--- What to produce ---
Leaving out all images, write out the records that follow exactly.

--- Data shown ---

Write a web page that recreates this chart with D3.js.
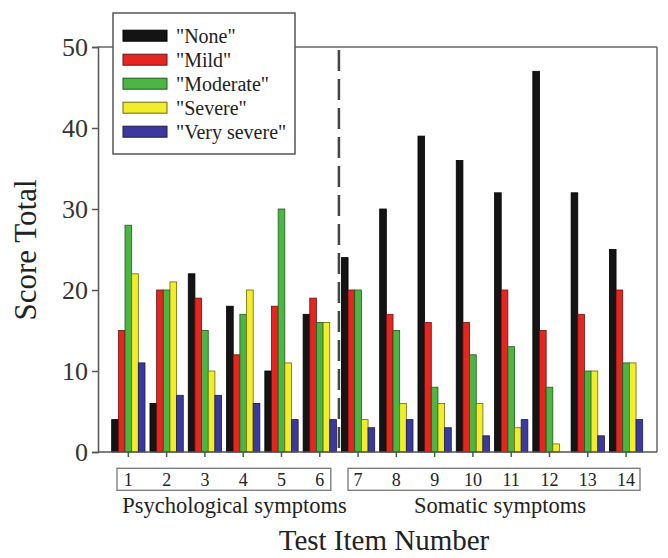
<!DOCTYPE html>
<html><head><meta charset="utf-8">
<script src="https://cdn.jsdelivr.net/npm/d3@7"></script>
<style>
html,body{margin:0;padding:0;background:#fff;}
svg{display:block;}
text{font-family:"Liberation Serif","Times New Roman",serif;fill:#222;}
</style></head>
<body>
<svg id="chart" width="668" height="558"></svg>
<script>
const items = ["1","2","3","4","5","6","7","8","9","10","11","12","13","14"];
const seriesNames = ['"None"','"Mild"','"Moderate"','"Severe"','"Very severe"'];
const seriesColors = ["#141414","#e5251f","#4cb544","#f1ec2c","#3b3a9c"];
const seriesStroke = ["#000","#6a1410","#1f5a1c","#6e6a10","#1c1b50"];
const none     = [4,6,22,18,10,17,24,30,39,36,32,47,32,25];
const mild     = [15,20,19,12,18,19,20,17,16,16,20,15,17,20];
const moderate = [28,20,15,17,30,16,20,15,8,12,13,8,10,11];
const severe   = [22,21,10,20,11,16,4,6,6,6,3,1,10,11];
const verySevere = [11,7,7,6,4,4,3,4,3,2,4,0,2,4];
const yTicks = [0,10,20,30,40,50];
const groupLabels = ["Psychological symptoms","Somatic symptoms"];
const series = [none, mild, moderate, severe, verySevere];

const svg = d3.select("#chart");
const pL = 98, pR = 657, pT = 47, pB = 452;

const x = d3.scaleBand().domain(items).range([109.2, 645.2]).paddingInner(0.13).paddingOuter(0.065);
const xs = d3.scaleBand().domain(d3.range(5)).range([0, x.bandwidth()]);
const y = d3.scaleLinear().domain([0, 50]).range([pB, pT]);

// frame top & right
svg.append("line").attr("x1", pL).attr("x2", pR).attr("y1", pT).attr("y2", pT)
  .attr("stroke", "#666").attr("stroke-width", 1.5);
svg.append("line").attr("x1", pR).attr("x2", pR).attr("y1", pT).attr("y2", pB)
  .attr("stroke", "#666").attr("stroke-width", 1.5);

// bars
items.forEach((it, i) => {
  const g = svg.append("g").attr("transform", `translate(${x(it)},0)`);
  series.forEach((s, k) => {
    if (s[i] <= 0) return;
    g.append("rect")
      .attr("x", xs(k)).attr("width", xs.bandwidth())
      .attr("y", y(s[i])).attr("height", y(0) - y(s[i]))
      .attr("fill", seriesColors[k]).attr("stroke", seriesStroke[k]).attr("stroke-width", 0.8);
  });
});

// dashed divider
const divX = (x("6") + x.bandwidth() + x("7")) / 2;
svg.append("line").attr("x1", divX).attr("x2", divX).attr("y1", pT + 3).attr("y2", pB)
  .attr("stroke", "#444").attr("stroke-width", 2.5).attr("stroke-dasharray", "21,8");

// y axis
const yAxis = svg.append("g").attr("transform", `translate(${pL},0)`)
  .call(d3.axisLeft(y).tickValues(yTicks).tickSize(6).tickPadding(4));
yAxis.select(".domain").attr("stroke", "#555").attr("stroke-width", 1.5);
yAxis.selectAll(".tick line").attr("stroke", "#555").attr("stroke-width", 1.5);
yAxis.selectAll(".tick text").attr("font-size", 26).style("fill", "#333");

// x axis
const xAxis = svg.append("g").attr("transform", `translate(0,${pB})`)
  .call(d3.axisBottom(x).tickSize(5).tickFormat(""));
xAxis.select(".domain").attr("d", `M${pL},0H${pR}`).attr("stroke", "#555").attr("stroke-width", 1.5);
xAxis.selectAll(".tick line").attr("stroke", "#3a6a30").attr("stroke-width", 1.5);

// item number labels
svg.append("g").selectAll("text").data(items).join("text")
  .attr("x", d => x(d) + x.bandwidth() / 2).attr("y", 486)
  .attr("text-anchor", "middle").attr("font-size", 18).text(d => d);

// boxes around groups
const bw = x.bandwidth();
const boxes = [
  {x0: x("1") + 5.3, x1: x("6") + bw - 5.6},
  {x0: x("7") + 6.6, x1: x("14") + bw - 2.7}
];
boxes.forEach(b => {
  svg.append("rect").attr("x", b.x0).attr("y", 468.3).attr("width", b.x1 - b.x0).attr("height", 22)
    .attr("fill", "none").attr("stroke", "#777").attr("stroke-width", 1.3);
});
svg.append("text").attr("x", 234.5).attr("y", 513).attr("text-anchor", "middle")
  .attr("font-size", 22.5).text(groupLabels[0]);
svg.append("text").attr("x", 500).attr("y", 513).attr("text-anchor", "middle")
  .attr("font-size", 22.5).text(groupLabels[1]);

// axis titles
svg.append("text").attr("x", 384).attr("y", 550).attr("text-anchor", "middle")
  .attr("font-size", 29).text("Test Item Number");
svg.append("text").attr("transform", "translate(36,250) rotate(-90)").attr("text-anchor", "middle")
  .attr("font-size", 31).text("Score Total");

// legend
const lg = svg.append("g");
lg.append("rect").attr("x", 113).attr("y", 13).attr("width", 182).attr("height", 141)
  .attr("fill", "#fff").attr("stroke", "#555").attr("stroke-width", 1.5);
seriesNames.forEach((n, k) => {
  const cy = 35.7 + k * 24;
  lg.append("rect").attr("x", 123).attr("y", cy - 5.5).attr("width", 44).attr("height", 11)
    .attr("fill", seriesColors[k]).attr("stroke", seriesStroke[k]).attr("stroke-width", 1);
  lg.append("text").attr("x", 176).attr("y", cy + 7).attr("font-size", 20).text(n);
});
</script>
</body></html>
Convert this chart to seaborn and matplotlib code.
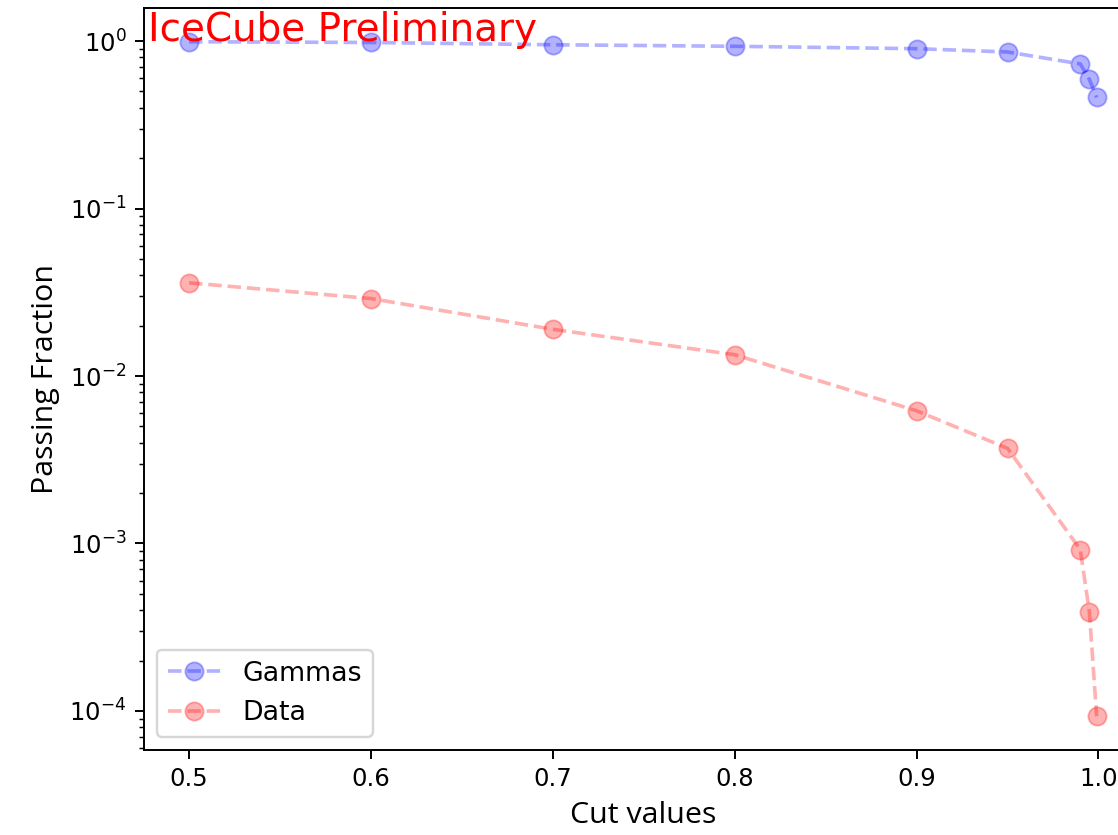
import matplotlib
matplotlib.use('Agg')
import matplotlib.pyplot as plt
import seaborn as sns
import pandas as pd

# cut values and passing fractions
cuts = [0.5, 0.6, 0.7, 0.8, 0.9, 0.95, 0.99, 0.995, 0.999]
gammas = [0.99, 0.98, 0.95, 0.93, 0.90, 0.86, 0.73, 0.59, 0.46]
data = [0.036, 0.029, 0.019, 0.0134, 0.0062, 0.0037, 0.00092, 0.00039, 0.000093]

df = pd.DataFrame({'cut': cuts, 'Gammas': gammas, 'Data': data})

fig = plt.figure(figsize=(1118 / 175, 835 / 175), dpi=175)
ax = fig.add_axes([0.1285, 0.1018, 0.893, 0.8886])

sns.lineplot(data=df, x='cut', y='Gammas', ax=ax, color='b', marker='o', linestyle='--',
             alpha=0.3, markersize=7.5, markeredgecolor='b', label='Gammas')
sns.lineplot(data=df, x='cut', y='Data', ax=ax, color='r', marker='o', linestyle='--',
             alpha=0.3, markersize=7.5, markeredgecolor='r', label='Data')

ax.set_yscale('log')
ax.text(0.4772, 1.0, 'IceCube Preliminary', color='red', fontsize=16)

lab_font = ['Open Sans', 'DejaVu Sans']
ax.set_xlabel('Cut values', family=lab_font, fontsize=12.5)
ax.set_ylabel('Passing Fraction', family=lab_font, fontsize=12.5)
ax.legend(loc='lower left', fontsize=11)

fig.savefig('out.png', dpi=175)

--- Answer to the problem ---
Write a web page that recreates this chart with D3.js.
<!DOCTYPE html>
<html><head><meta charset="utf-8">
<script src="https://cdn.jsdelivr.net/npm/d3@7"></script>
<style>
html,body{margin:0;padding:0;background:#fff;}
svg{display:block;}
text{font-family:"Liberation Serif","Times New Roman",serif;fill:#222;}
</style></head>
<body>
<svg id="chart" width="668" height="558"></svg>
<script>
const items = ["1","2","3","4","5","6","7","8","9","10","11","12","13","14"];
const seriesNames = ['"None"','"Mild"','"Moderate"','"Severe"','"Very severe"'];
const seriesColors = ["#141414","#e5251f","#4cb544","#f1ec2c","#3b3a9c"];
const seriesStroke = ["#000","#6a1410","#1f5a1c","#6e6a10","#1c1b50"];
const none     = [4,6,22,18,10,17,24,30,39,36,32,47,32,25];
const mild     = [15,20,19,12,18,19,20,17,16,16,20,15,17,20];
const moderate = [28,20,15,17,30,16,20,15,8,12,13,8,10,11];
const severe   = [22,21,10,20,11,16,4,6,6,6,3,1,10,11];
const verySevere = [11,7,7,6,4,4,3,4,3,2,4,0,2,4];
const yTicks = [0,10,20,30,40,50];
const groupLabels = ["Psychological symptoms","Somatic symptoms"];
const series = [none, mild, moderate, severe, verySevere];

const svg = d3.select("#chart");
const pL = 98, pR = 657, pT = 47, pB = 452;

const x = d3.scaleBand().domain(items).range([109.2, 645.2]).paddingInner(0.13).paddingOuter(0.065);
const xs = d3.scaleBand().domain(d3.range(5)).range([0, x.bandwidth()]);
const y = d3.scaleLinear().domain([0, 50]).range([pB, pT]);

// frame top & right
svg.append("line").attr("x1", pL).attr("x2", pR).attr("y1", pT).attr("y2", pT)
  .attr("stroke", "#666").attr("stroke-width", 1.5);
svg.append("line").attr("x1", pR).attr("x2", pR).attr("y1", pT).attr("y2", pB)
  .attr("stroke", "#666").attr("stroke-width", 1.5);

// bars
items.forEach((it, i) => {
  const g = svg.append("g").attr("transform", `translate(${x(it)},0)`);
  series.forEach((s, k) => {
    if (s[i] <= 0) return;
    g.append("rect")
      .attr("x", xs(k)).attr("width", xs.bandwidth())
      .attr("y", y(s[i])).attr("height", y(0) - y(s[i]))
      .attr("fill", seriesColors[k]).attr("stroke", seriesStroke[k]).attr("stroke-width", 0.8);
  });
});

// dashed divider
const divX = (x("6") + x.bandwidth() + x("7")) / 2;
svg.append("line").attr("x1", divX).attr("x2", divX).attr("y1", pT + 3).attr("y2", pB)
  .attr("stroke", "#444").attr("stroke-width", 2.5).attr("stroke-dasharray", "21,8");

// y axis
const yAxis = svg.append("g").attr("transform", `translate(${pL},0)`)
  .call(d3.axisLeft(y).tickValues(yTicks).tickSize(6).tickPadding(4));
yAxis.select(".domain").attr("stroke", "#555").attr("stroke-width", 1.5);
yAxis.selectAll(".tick line").attr("stroke", "#555").attr("stroke-width", 1.5);
yAxis.selectAll(".tick text").attr("font-size", 26).style("fill", "#333");

// x axis
const xAxis = svg.append("g").attr("transform", `translate(0,${pB})`)
  .call(d3.axisBottom(x).tickSize(5).tickFormat(""));
xAxis.select(".domain").attr("d", `M${pL},0H${pR}`).attr("stroke", "#555").attr("stroke-width", 1.5);
xAxis.selectAll(".tick line").attr("stroke", "#3a6a30").attr("stroke-width", 1.5);

// item number labels
svg.append("g").selectAll("text").data(items).join("text")
  .attr("x", d => x(d) + x.bandwidth() / 2).attr("y", 486)
  .attr("text-anchor", "middle").attr("font-size", 18).text(d => d);

// boxes around groups
const bw = x.bandwidth();
const boxes = [
  {x0: x("1") + 5.3, x1: x("6") + bw - 5.6},
  {x0: x("7") + 6.6, x1: x("14") + bw - 2.7}
];
boxes.forEach(b => {
  svg.append("rect").attr("x", b.x0).attr("y", 468.3).attr("width", b.x1 - b.x0).attr("height", 22)
    .attr("fill", "none").attr("stroke", "#777").attr("stroke-width", 1.3);
});
svg.append("text").attr("x", 234.5).attr("y", 513).attr("text-anchor", "middle")
  .attr("font-size", 22.5).text(groupLabels[0]);
svg.append("text").attr("x", 500).attr("y", 513).attr("text-anchor", "middle")
  .attr("font-size", 22.5).text(groupLabels[1]);

// axis titles
svg.append("text").attr("x", 384).attr("y", 550).attr("text-anchor", "middle")
  .attr("font-size", 29).text("Test Item Number");
svg.append("text").attr("transform", "translate(36,250) rotate(-90)").attr("text-anchor", "middle")
  .attr("font-size", 31).text("Score Total");

// legend
const lg = svg.append("g");
lg.append("rect").attr("x", 113).attr("y", 13).attr("width", 182).attr("height", 141)
  .attr("fill", "#fff").attr("stroke", "#555").attr("stroke-width", 1.5);
seriesNames.forEach((n, k) => {
  const cy = 35.7 + k * 24;
  lg.append("rect").attr("x", 123).attr("y", cy - 5.5).attr("width", 44).attr("height", 11)
    .attr("fill", seriesColors[k]).attr("stroke", seriesStroke[k]).attr("stroke-width", 1);
  lg.append("text").attr("x", 176).attr("y", cy + 7).attr("font-size", 20).text(n);
});
</script>
</body></html>
Convert this chart to seaborn and matplotlib code.
import matplotlib
matplotlib.use('Agg')
import matplotlib.pyplot as plt
import seaborn as sns
import pandas as pd

# cut values and passing fractions
cuts = [0.5, 0.6, 0.7, 0.8, 0.9, 0.95, 0.99, 0.995, 0.999]
gammas = [0.99, 0.98, 0.95, 0.93, 0.90, 0.86, 0.73, 0.59, 0.46]
data = [0.036, 0.029, 0.019, 0.0134, 0.0062, 0.0037, 0.00092, 0.00039, 0.000093]

df = pd.DataFrame({'cut': cuts, 'Gammas': gammas, 'Data': data})

fig = plt.figure(figsize=(1118 / 175, 835 / 175), dpi=175)
ax = fig.add_axes([0.1285, 0.1018, 0.893, 0.8886])

sns.lineplot(data=df, x='cut', y='Gammas', ax=ax, color='b', marker='o', linestyle='--',
             alpha=0.3, markersize=7.5, markeredgecolor='b', label='Gammas')
sns.lineplot(data=df, x='cut', y='Data', ax=ax, color='r', marker='o', linestyle='--',
             alpha=0.3, markersize=7.5, markeredgecolor='r', label='Data')

ax.set_yscale('log')
ax.text(0.4772, 1.0, 'IceCube Preliminary', color='red', fontsize=16)

lab_font = ['Open Sans', 'DejaVu Sans']
ax.set_xlabel('Cut values', family=lab_font, fontsize=12.5)
ax.set_ylabel('Passing Fraction', family=lab_font, fontsize=12.5)
ax.legend(loc='lower left', fontsize=11)

fig.savefig('out.png', dpi=175)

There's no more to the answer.